More scattered reflections from Oxford

I hope you don’t mind these rambling conference dispatches:

Day 3 at Oxford Patristics. I enjoyed some interesting papers on Gregory of Nyssa. It’s always tricky at a conference to go to papers that are not directly tied to your interests, but are tied enough that you will (hopefully) learn something new and broaden your understanding. Hearing a paper that quite directly touches on your interests, that’s a rare find!

I went to one paper about the debates among Evangelicals over Eternal Functional Subordinationism, which was (and still is a bit) a hot topic for some sectors of Evangelicals. This paper was looking at how accurately both sides have read Augustine. I had hoped for more from it, I didn’t learn anything I didn’t already know.

I spent some more time with the Digital Humanities session, and then sat around with a few powerhouses of DH afterwards. It was fascinating and enlightening to listen to them bounce ideas of each other in this intersection of geekdom and humanities/classics/patristics.

One of the great things about conferences is those moments when you realise that (most?) scholars are just like you: whenever one thinks about one’s own work there are many caveats, insecurities, and sense that it’s only barely ‘just there’; whenever you think about someone else’s, you assume there is this huge wealth and depth of knowledge of everything that backs it up. No, usually they’re just barely there like you. It’s comforting. I mean, sometimes there is a vast knowledge of everything, and that’s both scary and good. And sometimes there’s people who act like they have a vast repository of all knowledge, and you should just not worry about those people and move on with your life.
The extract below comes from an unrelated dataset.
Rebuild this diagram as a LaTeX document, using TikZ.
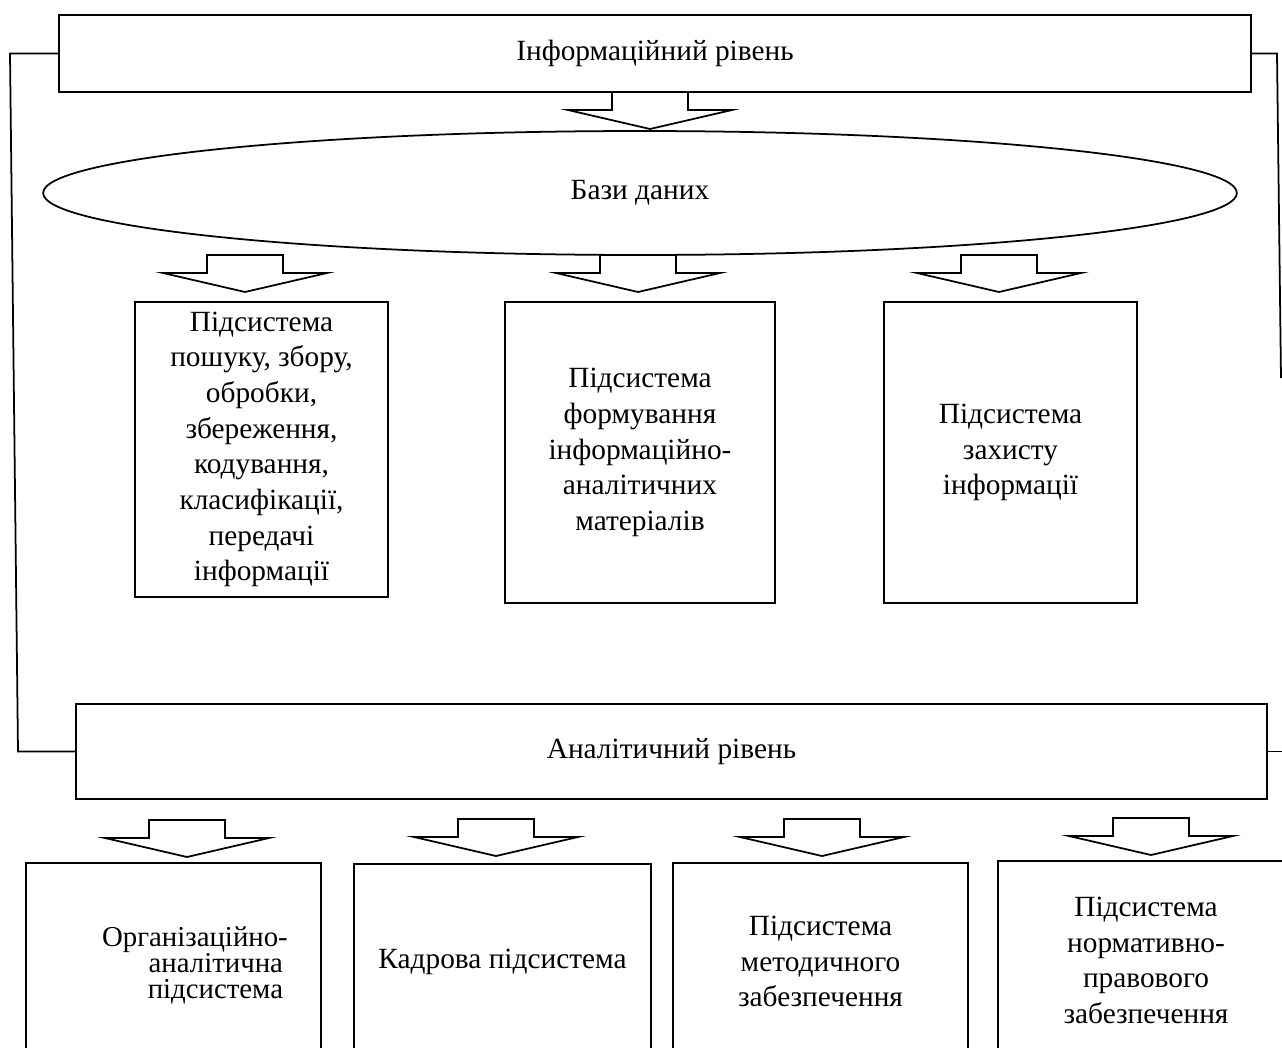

Part of me feels like I could write a series of posts deconstructing imperial and academic culture and empire of Americans, but this is probably not the time or the place.
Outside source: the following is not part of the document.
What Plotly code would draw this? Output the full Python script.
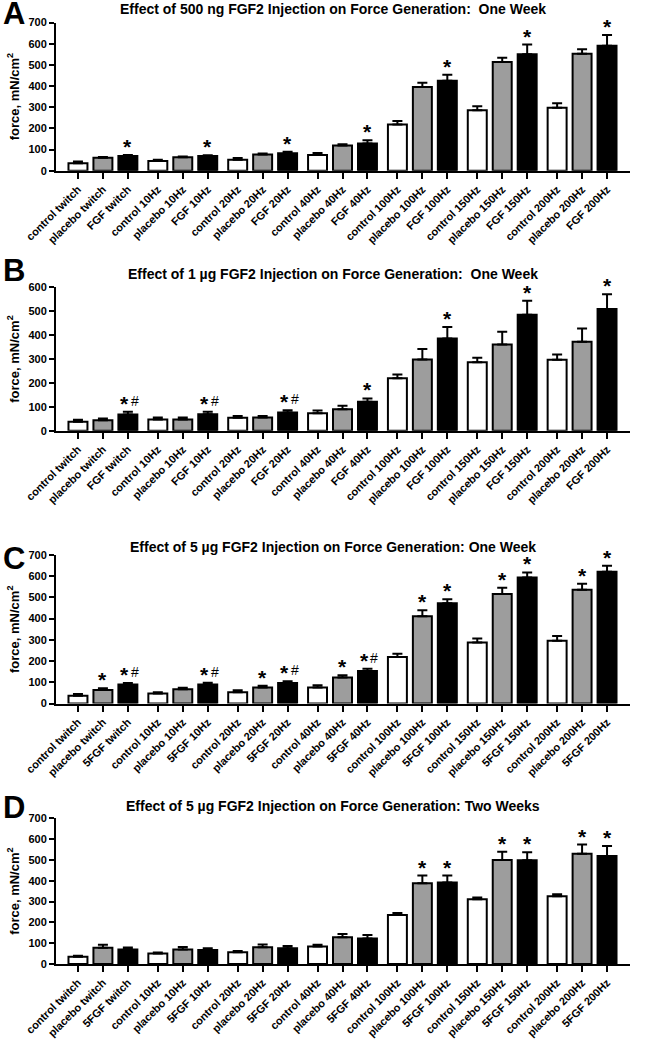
import plotly.graph_objects as go

W, H = 646, 1041
ML, MR = 56, 16

freqs = ["twitch", "10Hz", "20Hz", "40Hz", "100Hz", "150Hz", "200Hz"]

# ---- Panel A: 500 ng FGF2, one week ----
A_control = [35, 46, 52, 74, 218, 286, 297]
A_control_err = [8, 6, 8, 10, 17, 19, 22]
A_placebo = [61, 63, 77, 119, 395, 513, 552]
A_placebo_err = [4, 4, 4, 6, 20, 21, 22]
A_fgf = [70, 69, 83, 129, 425, 550, 590]
A_fgf_err = [4, 4, 6, 15, 28, 46, 51]
A_sig_placebo = ["", "", "", "", "", "", ""]
A_sig_fgf = ["*", "*", "*", "*", "*", "*", "*"]

# ---- Panel B: 1 µg FGF2, one week ----
B_control = [37, 47, 54, 73, 219, 286, 297]
B_control_err = [9, 8, 8, 11, 16, 19, 22]
B_placebo = [44, 47, 55, 90, 298, 361, 372]
B_placebo_err = [7, 8, 6, 14, 44, 53, 56]
B_fgf = [68, 69, 76, 121, 386, 485, 509]
B_fgf_err = [11, 10, 10, 14, 48, 59, 62]
B_sig_placebo = ["", "", "", "", "", "", ""]
B_sig_fgf = ["*#", "*#", "*#", "*", "*", "*", "*"]

# ---- Panel C: 5 µg FGF2, one week ----
C_control = [37, 47, 53, 75, 219, 287, 296]
C_control_err = [8, 6, 9, 11, 16, 19, 22]
C_placebo = [64, 67, 75, 122, 411, 516, 536]
C_placebo_err = [8, 7, 9, 11, 28, 30, 28]
C_fgf = [90, 89, 97, 153, 472, 594, 621]
C_fgf_err = [7, 9, 8, 11, 20, 24, 28]
C_sig_placebo = ["*", "", "*", "*", "*", "*", "*"]
C_sig_fgf = ["*#", "*#", "*#", "*#", "*", "*", "*"]

# ---- Panel D: 5 µg FGF2, two weeks ----
D_control = [35, 50, 57, 84, 236, 311, 325]
D_control_err = [5, 5, 6, 8, 9, 8, 10]
D_placebo = [78, 70, 80, 128, 388, 500, 530]
D_placebo_err = [14, 12, 14, 16, 37, 39, 44]
D_fgf = [70, 67, 76, 123, 391, 498, 519]
D_fgf_err = [9, 9, 11, 16, 34, 39, 48]
D_sig_placebo = ["", "", "", "", "*", "*", "*"]
D_sig_fgf = ["", "", "", "", "*", "*", "*"]

panels = [
    dict(letter="A", title="Effect of 500 ng FGF2 Injection on Force Generation:  One Week",
         treat="FGF", ymax=700, control=A_control, control_err=A_control_err,
         placebo=A_placebo, placebo_err=A_placebo_err, fgf=A_fgf, fgf_err=A_fgf_err,
         sig_p=A_sig_placebo, sig_f=A_sig_fgf, top=22.5, bottom=170.7,
         title_y=9, letter_y=14),
    dict(letter="B", title="Effect of 1 µg FGF2 Injection on Force Generation:  One Week",
         treat="FGF", ymax=600, control=B_control, control_err=B_control_err,
         placebo=B_placebo, placebo_err=B_placebo_err, fgf=B_fgf, fgf_err=B_fgf_err,
         sig_p=B_sig_placebo, sig_f=B_sig_fgf, top=287.3, bottom=430.7,
         title_y=274, letter_y=270),
    dict(letter="C", title="Effect of 5 µg FGF2 Injection on Force Generation: One Week",
         treat="5FGF", ymax=700, control=C_control, control_err=C_control_err,
         placebo=C_placebo, placebo_err=C_placebo_err, fgf=C_fgf, fgf_err=C_fgf_err,
         sig_p=C_sig_placebo, sig_f=C_sig_fgf, top=555, bottom=703.5,
         title_y=547, letter_y=558),
    dict(letter="D", title="Effect of 5 µg FGF2 Injection on Force Generation: Two Weeks",
         treat="5FGF", ymax=700, control=D_control, control_err=D_control_err,
         placebo=D_placebo, placebo_err=D_placebo_err, fgf=D_fgf, fgf_err=D_fgf_err,
         sig_p=D_sig_placebo, sig_f=D_sig_fgf, top=818.3, bottom=964,
         title_y=806, letter_y=807),
]

GROUP_STEP = 3.2
BAR_W = 0.76
NARROW = "Liberation Sans Narrow, Arial Narrow, Liberation Sans, Arial, sans-serif"
ARIAL = "Liberation Sans, Arial, sans-serif"
PW = W - ML - MR


def px_to_paper_x(px):
    return (px - ML) / PW


def px_to_paper_y(py):
    return 1 - py / H


fig = go.Figure()
annotations = []
layout = {}

for i, p in enumerate(panels):
    n = i + 1
    xa = "x" if n == 1 else f"x{n}"
    ya = "y" if n == 1 else f"y{n}"
    xpos = {}
    for j, kind in enumerate(["control", "placebo", "fgf"]):
        xpos[kind] = [g * GROUP_STEP + j for g in range(len(freqs))]
    colors = {"control": "white", "placebo": "#9d9d9d", "fgf": "black"}
    for kind in ["control", "placebo", "fgf"]:
        fig.add_trace(go.Bar(
            x=xpos[kind], y=p[kind], width=BAR_W, xaxis=xa, yaxis=ya,
            marker=dict(color=colors[kind], line=dict(color="black", width=2)),
            error_y=dict(type="data", array=p[kind + "_err"], arrayminus=[0] * len(freqs),
                         symmetric=False, color="black", thickness=2, width=5),
            showlegend=False, hoverinfo="skip",
        ))
    # significance markers
    for kind, sig in [("placebo", p["sig_p"]), ("fgf", p["sig_f"])]:
        for g, s in enumerate(sig):
            if not s:
                continue
            xv = xpos[kind][g]
            yv = p[kind][g] + p[kind + "_err"][g]
            annotations.append(dict(
                x=xv, y=yv, xref=xa, yref=ya, text="*", showarrow=False,
                yanchor="bottom", xanchor="center", yshift=-5,
                xshift=(-3 if "#" in s else 0),
                font=dict(family=ARIAL, size=21, color="black", weight="bold"),
            ))
            if "#" in s:
                annotations.append(dict(
                    x=xv, y=yv, xref=xa, yref=ya, text="#", showarrow=False,
                    yanchor="bottom", xanchor="center", yshift=1, xshift=7,
                    font=dict(family=ARIAL, size=14, color="black"),
                ))
    tickvals, ticktext = [], []
    for g, f in enumerate(freqs):
        for j, pre in enumerate(["control", "placebo", p["treat"]]):
            tickvals.append(g * GROUP_STEP + j)
            ticktext.append(f"{pre} {f}")
    layout["xaxis" if n == 1 else f"xaxis{n}"] = dict(
        domain=[0, 1], anchor=ya, range=[-0.88, 22.12], automargin=False,
        tickvals=tickvals, ticktext=ticktext, tickangle=-45,
        showline=True, linewidth=2, linecolor="black", ticks="outside",
        ticklen=6, tickwidth=2, tickcolor="black", showgrid=False, zeroline=False,
        tickfont=dict(family=ARIAL, size=11, color="black", weight="bold"),
    )
    layout["yaxis" if n == 1 else f"yaxis{n}"] = dict(
        domain=[px_to_paper_y(p["bottom"]), px_to_paper_y(p["top"])], anchor=xa,
        range=[0, p["ymax"]], dtick=100, showline=True, linewidth=2, linecolor="black",
        ticks="outside", ticklen=5, tickwidth=2, tickcolor="black", automargin=False,
        showgrid=False, zeroline=False,
        tickfont=dict(family=NARROW, size=11, color="black", weight="bold"),
        title=dict(text="force, mN/cm<sup>2</sup>", standoff=6,
                   font=dict(family=ARIAL, size=13, color="black", weight="bold")),
    )
    annotations.append(dict(
        x=px_to_paper_x(333), y=px_to_paper_y(p["title_y"]), xref="paper", yref="paper",
        text=p["title"], showarrow=False, xanchor="center", yanchor="middle",
        font=dict(family=NARROW, size=14, color="black", weight="bold"),
    ))
    annotations.append(dict(
        x=px_to_paper_x(14), y=px_to_paper_y(p["letter_y"]), xref="paper", yref="paper",
        text=p["letter"], showarrow=False, xanchor="center", yanchor="middle",
        font=dict(family=ARIAL, size=31, color="black", weight="bold"),
    ))

fig.update_layout(
    width=W, height=H, margin=dict(l=ML, r=MR, t=0, b=0, autoexpand=False),
    paper_bgcolor="white", plot_bgcolor="white", barmode="overlay",
    annotations=annotations, **layout,
)

fig.write_html(
    "out.html",
    config={"displayModeBar": False},
    post_script="document.body.style.margin='0';document.body.style.overflow='hidden';",
)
Here are things that make conference life better (not just this one):

Presenters:

  1. Have a clear structure to your paper
  2. Have a clear handout for your paper
  3. Talk loudly, at a measured pace, with confidence
  4. If English is not your native language, speaking softly will not improve this problem.
  5. Respect your audience. They choose to give their precious attention and time to listen to your obscure and not-really-relevant-topic paper (all papers are like this, in the end. If it was universally relevant you would have written a monograph already and done a book tour).

Audience:

  1. Don’t shift to let people through to a seat, move over so they can sit where you are.
  2. Don’t leave unnecessary empty seats – they’re unnecessary!
  3. Do your absolute utmost for the cause of silence. Of course some noise is unavoidable throughout the whole conference area, but noise accumulates quickly. Whether in a session or out, keep quiet.
  4. If you don’t have a good question, don’t ask it. We don’t need your soapbox issue.

 

More rambling tomorrow, or the next day!